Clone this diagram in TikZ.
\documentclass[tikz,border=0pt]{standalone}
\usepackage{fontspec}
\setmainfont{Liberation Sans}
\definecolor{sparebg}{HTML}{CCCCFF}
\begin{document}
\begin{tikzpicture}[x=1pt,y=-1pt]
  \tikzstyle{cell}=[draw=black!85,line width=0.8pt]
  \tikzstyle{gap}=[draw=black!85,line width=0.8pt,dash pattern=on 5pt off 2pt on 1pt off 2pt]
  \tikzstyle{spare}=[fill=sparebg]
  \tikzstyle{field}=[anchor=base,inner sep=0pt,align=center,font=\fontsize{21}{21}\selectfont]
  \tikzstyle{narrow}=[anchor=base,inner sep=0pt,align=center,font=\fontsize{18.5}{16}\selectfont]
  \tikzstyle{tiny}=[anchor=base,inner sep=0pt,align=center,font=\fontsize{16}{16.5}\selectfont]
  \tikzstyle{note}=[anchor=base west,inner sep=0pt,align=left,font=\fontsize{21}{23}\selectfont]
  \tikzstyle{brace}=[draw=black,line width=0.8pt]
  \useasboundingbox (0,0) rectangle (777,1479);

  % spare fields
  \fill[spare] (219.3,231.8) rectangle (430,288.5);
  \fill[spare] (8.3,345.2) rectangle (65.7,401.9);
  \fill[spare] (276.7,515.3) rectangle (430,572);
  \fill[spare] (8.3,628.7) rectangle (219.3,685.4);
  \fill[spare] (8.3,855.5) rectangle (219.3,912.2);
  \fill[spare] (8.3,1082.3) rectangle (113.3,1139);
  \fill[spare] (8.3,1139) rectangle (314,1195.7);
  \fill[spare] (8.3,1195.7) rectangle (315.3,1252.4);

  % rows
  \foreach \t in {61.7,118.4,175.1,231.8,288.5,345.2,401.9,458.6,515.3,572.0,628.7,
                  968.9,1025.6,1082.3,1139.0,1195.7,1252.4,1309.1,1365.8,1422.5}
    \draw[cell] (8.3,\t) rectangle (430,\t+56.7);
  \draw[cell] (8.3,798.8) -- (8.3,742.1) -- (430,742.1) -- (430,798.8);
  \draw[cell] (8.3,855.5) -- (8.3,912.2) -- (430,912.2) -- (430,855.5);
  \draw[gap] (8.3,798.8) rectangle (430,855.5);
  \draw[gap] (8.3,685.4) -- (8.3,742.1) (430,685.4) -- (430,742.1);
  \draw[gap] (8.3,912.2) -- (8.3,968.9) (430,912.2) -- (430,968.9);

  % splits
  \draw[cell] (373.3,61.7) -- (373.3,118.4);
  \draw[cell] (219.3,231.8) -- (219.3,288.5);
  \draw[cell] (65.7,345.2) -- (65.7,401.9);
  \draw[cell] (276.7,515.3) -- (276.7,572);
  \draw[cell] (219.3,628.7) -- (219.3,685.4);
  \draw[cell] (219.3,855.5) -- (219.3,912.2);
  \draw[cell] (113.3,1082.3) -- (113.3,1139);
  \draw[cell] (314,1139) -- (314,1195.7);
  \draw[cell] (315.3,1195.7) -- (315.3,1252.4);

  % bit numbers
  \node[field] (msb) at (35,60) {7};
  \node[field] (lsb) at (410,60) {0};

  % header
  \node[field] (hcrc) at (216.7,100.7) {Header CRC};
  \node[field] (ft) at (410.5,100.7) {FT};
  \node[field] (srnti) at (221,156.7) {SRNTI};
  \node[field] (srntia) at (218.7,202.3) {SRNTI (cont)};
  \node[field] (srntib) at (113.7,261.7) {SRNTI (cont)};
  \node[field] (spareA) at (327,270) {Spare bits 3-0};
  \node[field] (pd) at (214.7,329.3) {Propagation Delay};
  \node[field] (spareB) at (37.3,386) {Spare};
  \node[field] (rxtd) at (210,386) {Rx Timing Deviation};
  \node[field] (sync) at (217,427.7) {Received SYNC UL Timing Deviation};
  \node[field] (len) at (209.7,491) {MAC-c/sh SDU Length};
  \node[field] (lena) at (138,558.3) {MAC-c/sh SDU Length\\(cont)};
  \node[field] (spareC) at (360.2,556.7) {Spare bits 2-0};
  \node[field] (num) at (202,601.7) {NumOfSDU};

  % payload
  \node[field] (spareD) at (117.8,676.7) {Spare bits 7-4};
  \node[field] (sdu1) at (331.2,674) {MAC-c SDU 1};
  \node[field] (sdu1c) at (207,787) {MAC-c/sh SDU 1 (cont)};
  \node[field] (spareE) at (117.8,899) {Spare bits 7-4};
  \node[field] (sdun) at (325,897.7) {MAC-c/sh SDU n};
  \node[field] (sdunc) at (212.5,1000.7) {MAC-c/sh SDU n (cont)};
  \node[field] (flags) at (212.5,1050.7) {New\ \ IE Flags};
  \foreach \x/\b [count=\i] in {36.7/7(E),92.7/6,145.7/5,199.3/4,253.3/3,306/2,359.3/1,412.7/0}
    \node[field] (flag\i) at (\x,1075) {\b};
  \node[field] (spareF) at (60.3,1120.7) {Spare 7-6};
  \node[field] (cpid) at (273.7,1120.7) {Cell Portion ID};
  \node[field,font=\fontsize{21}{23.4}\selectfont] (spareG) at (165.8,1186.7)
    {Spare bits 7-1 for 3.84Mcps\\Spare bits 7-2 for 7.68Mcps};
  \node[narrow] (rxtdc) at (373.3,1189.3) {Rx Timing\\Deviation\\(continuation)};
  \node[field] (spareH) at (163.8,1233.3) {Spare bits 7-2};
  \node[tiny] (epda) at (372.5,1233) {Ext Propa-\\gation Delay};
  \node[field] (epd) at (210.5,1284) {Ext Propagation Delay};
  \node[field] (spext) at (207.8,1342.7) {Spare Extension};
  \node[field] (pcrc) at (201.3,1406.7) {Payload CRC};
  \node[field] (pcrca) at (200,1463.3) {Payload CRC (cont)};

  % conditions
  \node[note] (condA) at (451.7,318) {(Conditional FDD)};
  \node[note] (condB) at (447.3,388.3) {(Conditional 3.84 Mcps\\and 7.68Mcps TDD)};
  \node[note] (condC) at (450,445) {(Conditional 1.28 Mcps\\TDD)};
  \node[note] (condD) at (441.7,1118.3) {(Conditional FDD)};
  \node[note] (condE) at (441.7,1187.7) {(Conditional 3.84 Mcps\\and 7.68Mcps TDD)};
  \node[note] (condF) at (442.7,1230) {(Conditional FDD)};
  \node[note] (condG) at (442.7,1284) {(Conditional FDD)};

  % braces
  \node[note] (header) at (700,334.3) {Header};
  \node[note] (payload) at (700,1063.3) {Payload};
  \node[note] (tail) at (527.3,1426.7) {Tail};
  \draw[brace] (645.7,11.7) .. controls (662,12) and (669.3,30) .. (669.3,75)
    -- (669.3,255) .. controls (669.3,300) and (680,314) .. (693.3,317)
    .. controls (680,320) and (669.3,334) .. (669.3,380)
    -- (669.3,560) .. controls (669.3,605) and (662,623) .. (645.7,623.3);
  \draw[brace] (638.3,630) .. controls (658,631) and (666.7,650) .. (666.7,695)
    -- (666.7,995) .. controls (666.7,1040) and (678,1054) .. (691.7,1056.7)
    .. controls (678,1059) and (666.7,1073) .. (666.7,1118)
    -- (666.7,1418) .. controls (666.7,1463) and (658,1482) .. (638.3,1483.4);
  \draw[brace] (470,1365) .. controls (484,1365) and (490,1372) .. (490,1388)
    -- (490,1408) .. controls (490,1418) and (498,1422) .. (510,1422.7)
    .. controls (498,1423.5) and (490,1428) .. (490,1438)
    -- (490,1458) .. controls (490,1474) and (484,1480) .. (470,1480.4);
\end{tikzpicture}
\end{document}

☆ ☆ ☆ ☆ ☆

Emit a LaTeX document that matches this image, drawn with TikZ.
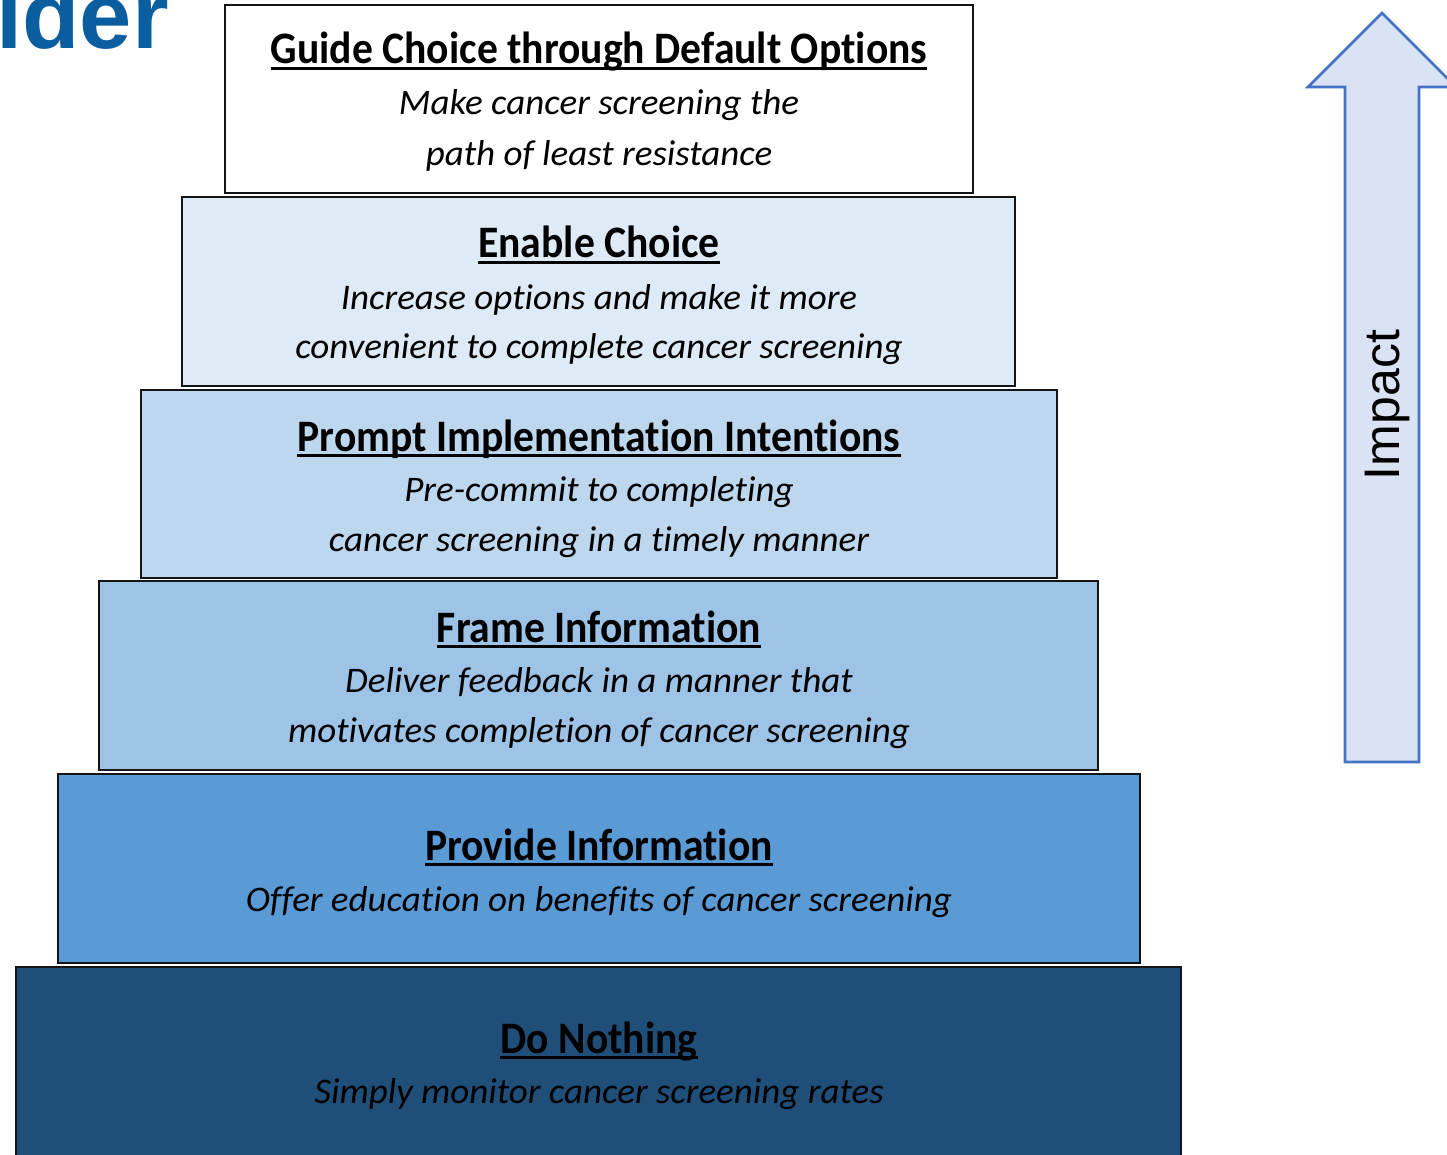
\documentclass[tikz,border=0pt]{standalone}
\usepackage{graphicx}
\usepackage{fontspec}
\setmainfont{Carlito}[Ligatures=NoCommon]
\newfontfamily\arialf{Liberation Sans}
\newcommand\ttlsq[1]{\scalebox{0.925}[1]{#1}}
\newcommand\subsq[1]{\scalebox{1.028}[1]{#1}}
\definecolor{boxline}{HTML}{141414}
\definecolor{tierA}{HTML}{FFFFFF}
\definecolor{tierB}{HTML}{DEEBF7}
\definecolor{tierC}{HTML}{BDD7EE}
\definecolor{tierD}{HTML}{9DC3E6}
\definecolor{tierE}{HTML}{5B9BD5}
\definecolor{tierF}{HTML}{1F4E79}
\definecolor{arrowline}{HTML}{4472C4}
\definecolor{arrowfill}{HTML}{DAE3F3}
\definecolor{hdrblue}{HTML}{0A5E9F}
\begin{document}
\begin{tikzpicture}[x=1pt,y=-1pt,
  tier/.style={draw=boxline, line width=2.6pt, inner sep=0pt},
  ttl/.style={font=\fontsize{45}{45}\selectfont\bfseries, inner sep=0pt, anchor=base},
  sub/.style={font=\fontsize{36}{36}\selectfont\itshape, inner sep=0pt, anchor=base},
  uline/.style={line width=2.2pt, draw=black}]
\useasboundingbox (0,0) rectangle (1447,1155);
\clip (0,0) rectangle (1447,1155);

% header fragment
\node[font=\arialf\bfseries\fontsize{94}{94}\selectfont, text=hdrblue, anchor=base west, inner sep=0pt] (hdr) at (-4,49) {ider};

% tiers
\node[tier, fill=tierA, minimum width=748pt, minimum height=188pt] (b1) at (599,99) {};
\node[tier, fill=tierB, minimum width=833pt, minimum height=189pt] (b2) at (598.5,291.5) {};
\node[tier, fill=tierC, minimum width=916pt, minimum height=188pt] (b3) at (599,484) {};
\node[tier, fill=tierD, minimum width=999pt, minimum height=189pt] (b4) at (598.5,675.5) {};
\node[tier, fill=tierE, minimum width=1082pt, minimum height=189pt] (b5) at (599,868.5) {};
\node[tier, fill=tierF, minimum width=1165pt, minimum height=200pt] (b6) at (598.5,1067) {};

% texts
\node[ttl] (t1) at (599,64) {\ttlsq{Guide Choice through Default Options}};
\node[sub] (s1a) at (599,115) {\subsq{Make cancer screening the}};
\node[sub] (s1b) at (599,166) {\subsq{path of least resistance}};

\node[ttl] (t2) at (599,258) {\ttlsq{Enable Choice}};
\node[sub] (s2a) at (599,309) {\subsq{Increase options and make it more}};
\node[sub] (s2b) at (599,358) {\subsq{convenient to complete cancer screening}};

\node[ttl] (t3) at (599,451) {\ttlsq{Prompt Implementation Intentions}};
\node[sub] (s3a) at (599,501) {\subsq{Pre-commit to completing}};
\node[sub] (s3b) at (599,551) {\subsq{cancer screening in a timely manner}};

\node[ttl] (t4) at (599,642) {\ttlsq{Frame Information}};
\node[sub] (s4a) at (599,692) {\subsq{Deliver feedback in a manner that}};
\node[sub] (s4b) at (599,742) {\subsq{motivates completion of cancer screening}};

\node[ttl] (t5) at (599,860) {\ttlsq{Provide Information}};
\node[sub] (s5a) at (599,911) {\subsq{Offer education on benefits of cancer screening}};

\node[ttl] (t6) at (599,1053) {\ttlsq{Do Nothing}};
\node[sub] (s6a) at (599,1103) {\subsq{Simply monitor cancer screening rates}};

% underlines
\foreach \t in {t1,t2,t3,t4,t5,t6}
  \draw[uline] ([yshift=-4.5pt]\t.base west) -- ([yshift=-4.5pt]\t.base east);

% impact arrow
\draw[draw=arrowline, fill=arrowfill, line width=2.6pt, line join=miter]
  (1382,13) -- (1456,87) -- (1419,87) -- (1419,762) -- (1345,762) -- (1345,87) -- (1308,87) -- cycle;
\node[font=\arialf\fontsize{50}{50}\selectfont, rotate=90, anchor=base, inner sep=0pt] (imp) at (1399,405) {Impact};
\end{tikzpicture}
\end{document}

☆ ☆ ☆ ☆ ☆

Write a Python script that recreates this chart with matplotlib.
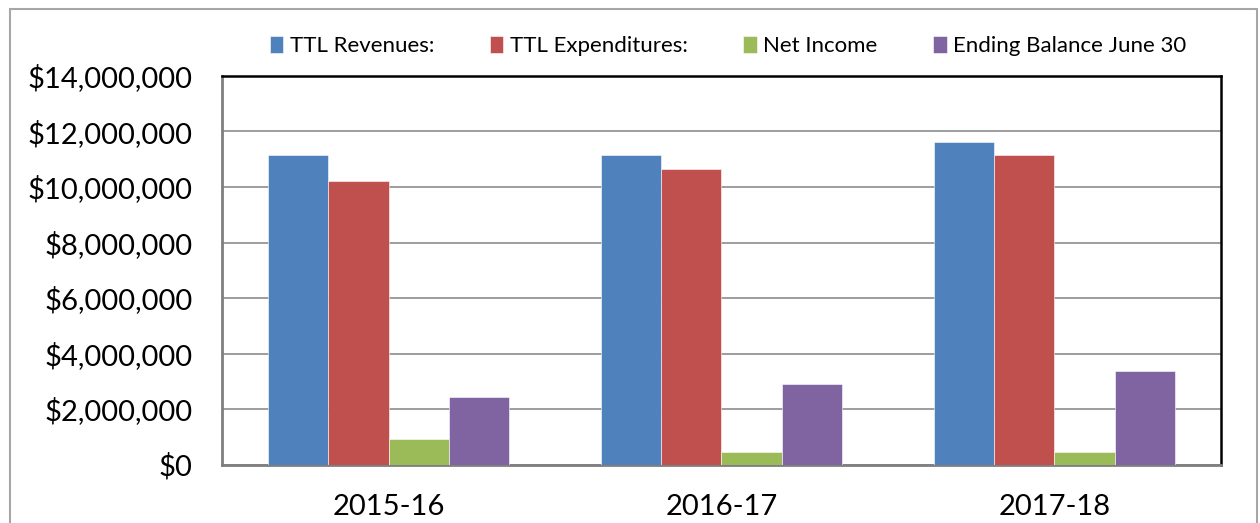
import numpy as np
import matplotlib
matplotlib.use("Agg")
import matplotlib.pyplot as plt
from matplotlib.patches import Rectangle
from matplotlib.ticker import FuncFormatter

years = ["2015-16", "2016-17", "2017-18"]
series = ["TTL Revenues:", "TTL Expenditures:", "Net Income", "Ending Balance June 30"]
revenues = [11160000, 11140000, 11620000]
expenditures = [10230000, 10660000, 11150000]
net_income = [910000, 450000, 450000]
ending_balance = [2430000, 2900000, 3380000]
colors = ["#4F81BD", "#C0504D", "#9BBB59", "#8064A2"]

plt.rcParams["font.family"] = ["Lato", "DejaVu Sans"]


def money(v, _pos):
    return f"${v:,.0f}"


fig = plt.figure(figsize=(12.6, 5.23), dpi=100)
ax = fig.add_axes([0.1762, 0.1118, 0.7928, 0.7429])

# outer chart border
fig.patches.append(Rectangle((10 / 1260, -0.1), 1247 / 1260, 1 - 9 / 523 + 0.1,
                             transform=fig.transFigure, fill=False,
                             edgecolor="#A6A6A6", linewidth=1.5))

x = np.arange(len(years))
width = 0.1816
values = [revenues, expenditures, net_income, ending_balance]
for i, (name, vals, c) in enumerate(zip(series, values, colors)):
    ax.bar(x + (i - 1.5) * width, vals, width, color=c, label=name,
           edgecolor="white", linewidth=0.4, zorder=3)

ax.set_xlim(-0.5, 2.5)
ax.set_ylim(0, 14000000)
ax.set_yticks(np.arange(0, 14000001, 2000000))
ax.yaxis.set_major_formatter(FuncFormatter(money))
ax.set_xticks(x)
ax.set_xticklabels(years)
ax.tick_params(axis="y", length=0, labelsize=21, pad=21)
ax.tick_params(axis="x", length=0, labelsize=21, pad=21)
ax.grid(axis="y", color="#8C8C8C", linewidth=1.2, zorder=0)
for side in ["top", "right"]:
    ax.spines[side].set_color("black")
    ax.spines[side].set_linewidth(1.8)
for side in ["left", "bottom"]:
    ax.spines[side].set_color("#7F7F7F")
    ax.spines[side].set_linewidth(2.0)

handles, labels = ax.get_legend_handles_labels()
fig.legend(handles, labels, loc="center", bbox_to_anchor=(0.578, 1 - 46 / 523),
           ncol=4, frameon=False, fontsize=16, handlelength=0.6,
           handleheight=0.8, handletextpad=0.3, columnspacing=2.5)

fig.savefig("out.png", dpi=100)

☆ ☆ ☆ ☆ ☆

#### What you will do:
Wherever "this" shows up in a line, copy that line.

#### Exercise output:
Clone this diagram in TikZ.
Emit a LaTeX document that matches this image, drawn with TikZ.
Write a Python script that recreates this chart with matplotlib.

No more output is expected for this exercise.